## BEGIN Recorded information

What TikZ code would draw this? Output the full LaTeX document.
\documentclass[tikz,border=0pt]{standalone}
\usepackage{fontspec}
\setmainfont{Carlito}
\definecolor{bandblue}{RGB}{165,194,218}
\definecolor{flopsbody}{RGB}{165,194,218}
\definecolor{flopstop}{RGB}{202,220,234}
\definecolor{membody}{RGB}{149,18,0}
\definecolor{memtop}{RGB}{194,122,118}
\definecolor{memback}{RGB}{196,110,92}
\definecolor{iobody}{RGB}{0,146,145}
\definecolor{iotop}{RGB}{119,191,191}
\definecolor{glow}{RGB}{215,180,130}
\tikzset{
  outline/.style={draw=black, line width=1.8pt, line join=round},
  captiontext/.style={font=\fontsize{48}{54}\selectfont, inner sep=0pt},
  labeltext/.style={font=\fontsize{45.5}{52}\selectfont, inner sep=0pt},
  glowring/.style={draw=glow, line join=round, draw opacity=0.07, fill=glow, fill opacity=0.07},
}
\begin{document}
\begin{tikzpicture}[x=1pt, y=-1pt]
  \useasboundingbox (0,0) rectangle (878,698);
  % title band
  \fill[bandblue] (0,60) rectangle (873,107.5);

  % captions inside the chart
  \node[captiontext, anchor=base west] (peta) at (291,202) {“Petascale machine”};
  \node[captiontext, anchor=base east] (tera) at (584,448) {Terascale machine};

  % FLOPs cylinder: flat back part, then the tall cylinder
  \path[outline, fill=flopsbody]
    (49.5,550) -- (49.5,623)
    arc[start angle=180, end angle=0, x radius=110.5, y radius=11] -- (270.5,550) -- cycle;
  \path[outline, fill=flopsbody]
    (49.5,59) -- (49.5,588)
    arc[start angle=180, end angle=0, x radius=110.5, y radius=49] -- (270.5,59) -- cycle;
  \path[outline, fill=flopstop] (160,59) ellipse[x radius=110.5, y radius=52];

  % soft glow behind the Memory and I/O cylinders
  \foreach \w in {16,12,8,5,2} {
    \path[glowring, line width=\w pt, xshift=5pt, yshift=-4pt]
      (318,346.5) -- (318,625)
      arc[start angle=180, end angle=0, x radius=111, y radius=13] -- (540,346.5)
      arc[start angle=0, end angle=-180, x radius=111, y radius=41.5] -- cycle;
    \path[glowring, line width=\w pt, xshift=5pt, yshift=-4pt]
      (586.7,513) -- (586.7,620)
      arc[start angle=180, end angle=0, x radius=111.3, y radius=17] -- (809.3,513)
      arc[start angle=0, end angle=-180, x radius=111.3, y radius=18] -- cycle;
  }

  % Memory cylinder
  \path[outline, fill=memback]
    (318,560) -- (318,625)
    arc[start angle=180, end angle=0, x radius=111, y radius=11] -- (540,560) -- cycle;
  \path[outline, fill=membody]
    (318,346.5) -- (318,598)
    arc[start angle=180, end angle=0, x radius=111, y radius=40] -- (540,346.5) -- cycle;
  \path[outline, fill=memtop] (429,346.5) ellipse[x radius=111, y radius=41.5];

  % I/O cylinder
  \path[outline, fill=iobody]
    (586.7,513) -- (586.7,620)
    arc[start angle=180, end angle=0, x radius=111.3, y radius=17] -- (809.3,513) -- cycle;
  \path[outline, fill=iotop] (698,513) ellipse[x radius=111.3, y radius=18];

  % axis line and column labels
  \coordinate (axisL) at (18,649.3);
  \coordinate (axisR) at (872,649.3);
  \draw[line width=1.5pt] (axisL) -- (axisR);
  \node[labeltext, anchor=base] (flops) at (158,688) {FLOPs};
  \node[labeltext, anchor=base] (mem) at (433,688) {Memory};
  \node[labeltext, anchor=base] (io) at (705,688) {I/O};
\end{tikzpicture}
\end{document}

## END Recorded information

**Aim of the exercise**
Looking at the material above, please copy exactly every line from its first line through the line containing "anchor=base east] (tera)", with both ends included and nothing else.

**Response**
What TikZ code would draw this? Output the full LaTeX document.
\documentclass[tikz,border=0pt]{standalone}
\usepackage{fontspec}
\setmainfont{Carlito}
\definecolor{bandblue}{RGB}{165,194,218}
\definecolor{flopsbody}{RGB}{165,194,218}
\definecolor{flopstop}{RGB}{202,220,234}
\definecolor{membody}{RGB}{149,18,0}
\definecolor{memtop}{RGB}{194,122,118}
\definecolor{memback}{RGB}{196,110,92}
\definecolor{iobody}{RGB}{0,146,145}
\definecolor{iotop}{RGB}{119,191,191}
\definecolor{glow}{RGB}{215,180,130}
\tikzset{
  outline/.style={draw=black, line width=1.8pt, line join=round},
  captiontext/.style={font=\fontsize{48}{54}\selectfont, inner sep=0pt},
  labeltext/.style={font=\fontsize{45.5}{52}\selectfont, inner sep=0pt},
  glowring/.style={draw=glow, line join=round, draw opacity=0.07, fill=glow, fill opacity=0.07},
}
\begin{document}
\begin{tikzpicture}[x=1pt, y=-1pt]
  \useasboundingbox (0,0) rectangle (878,698);
  % title band
  \fill[bandblue] (0,60) rectangle (873,107.5);

  % captions inside the chart
  \node[captiontext, anchor=base west] (peta) at (291,202) {“Petascale machine”};
  \node[captiontext, anchor=base east] (tera) at (584,448) {Terascale machine};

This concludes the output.